Design Systems2026

Motion Design System — Fluent 2 / BIC

Motion for Fluent 2 was being treated as an afterthought. My motion design wasn't making it into product. Designers and engineers weren't working from the same reference, and I was making one-off demos that disappeared after handoff. I built a system that helped fix that.

Fluent 2 Motion Guidelines, live on fluent2.microsoft.design

Public motion guidelines

The first step was creating a high level motion guideline to align everyone. I saw a gap and brought in the Fluent 2 design team to help fill it. PMs, designers, and engineers all needed to understand what we were trying to achieve, which was more consistency and quality in our apps UI. I led the creation of the motion guidelines on the Fluent 2 website, which include principles, examples, and an overall approach to creating motion for products. fluent2.microsoft.design/motion

Motion Token Spec Template, Dropdown component with timeline visualizations

Motion token specifications

I created several iterations of a motion spec template for standardizing handoff to engineering. Previously specs were created ad hoc and engineering teams differed in their needs, so spec interpretation was off and implementation looked nothing like the original designs. I interviewed engineers and based the final template on their feedback. We discovered that handing off actual code was causing additional issues and was too much for this template. The final version included a timeline, component anatomy, Fluent 2 motion tokens per element, and clear usage direction with interactive and video examples. This helped clear up spec implementation and understanding for designers, PMs, and engineers.

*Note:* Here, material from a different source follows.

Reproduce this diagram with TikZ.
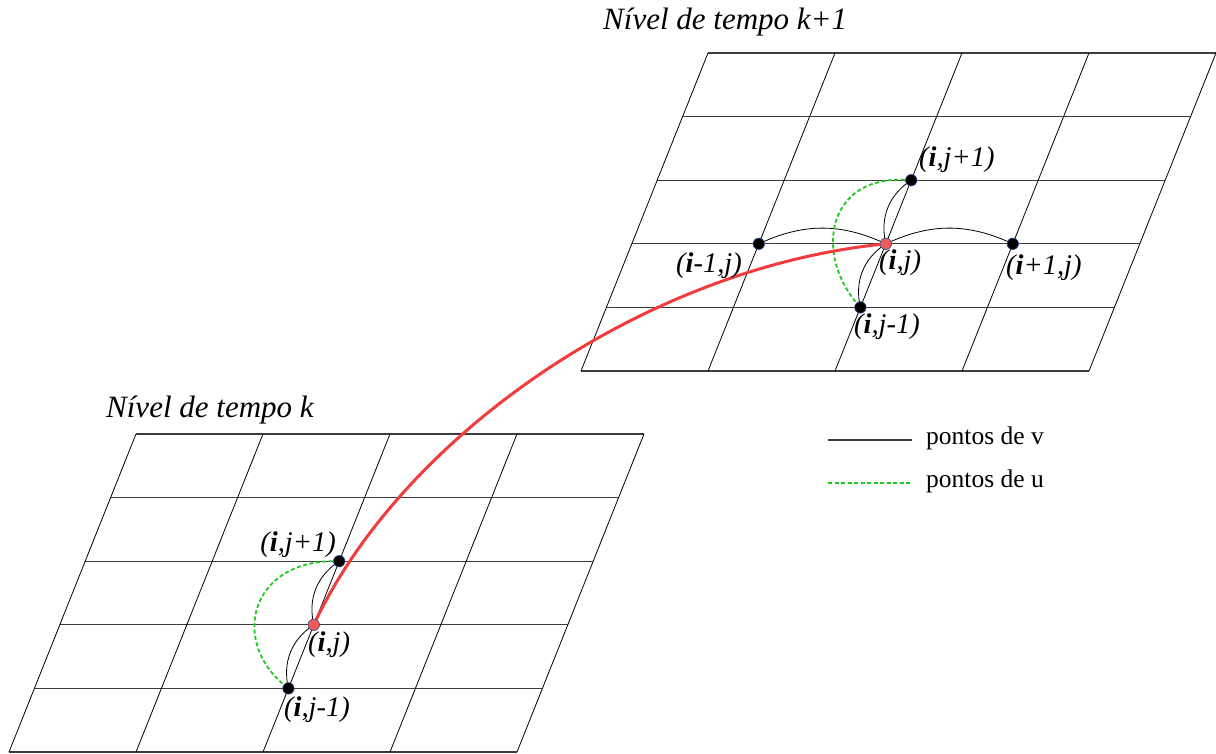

Fluent 2 Motion Component Library for Figma

Figma interactive library

I observed designers creating motion demos with random patterns applied, which wasn't representing the Fluent 2 motion system accurately and was causing confusion and redundant requests. To fix that, I created a 1:1 version of the Fluent 2 component library for Figma with interactivity and motion baked in. This made it easier for designers to create their own demos with the correct Fluent 2 motion theme and tokens, leading to better representations of the finished product and stronger design and UX decisions.

Outcome

After presenting this work to the larger design group at Microsoft, basic motion requests dropped off and were replaced with requests for missing patterns in Fluent 2. The motion system had been vague on specifics, which showed up in the product and made it feel cheap and unfinished. Building these tools helped drive quality and make sure it carried through to implementation. Evangelizing motion design at scale was a key part of the outcome. I educated a lot of people who are now thinking about motion in the initial phases of design, and not as an afterthought.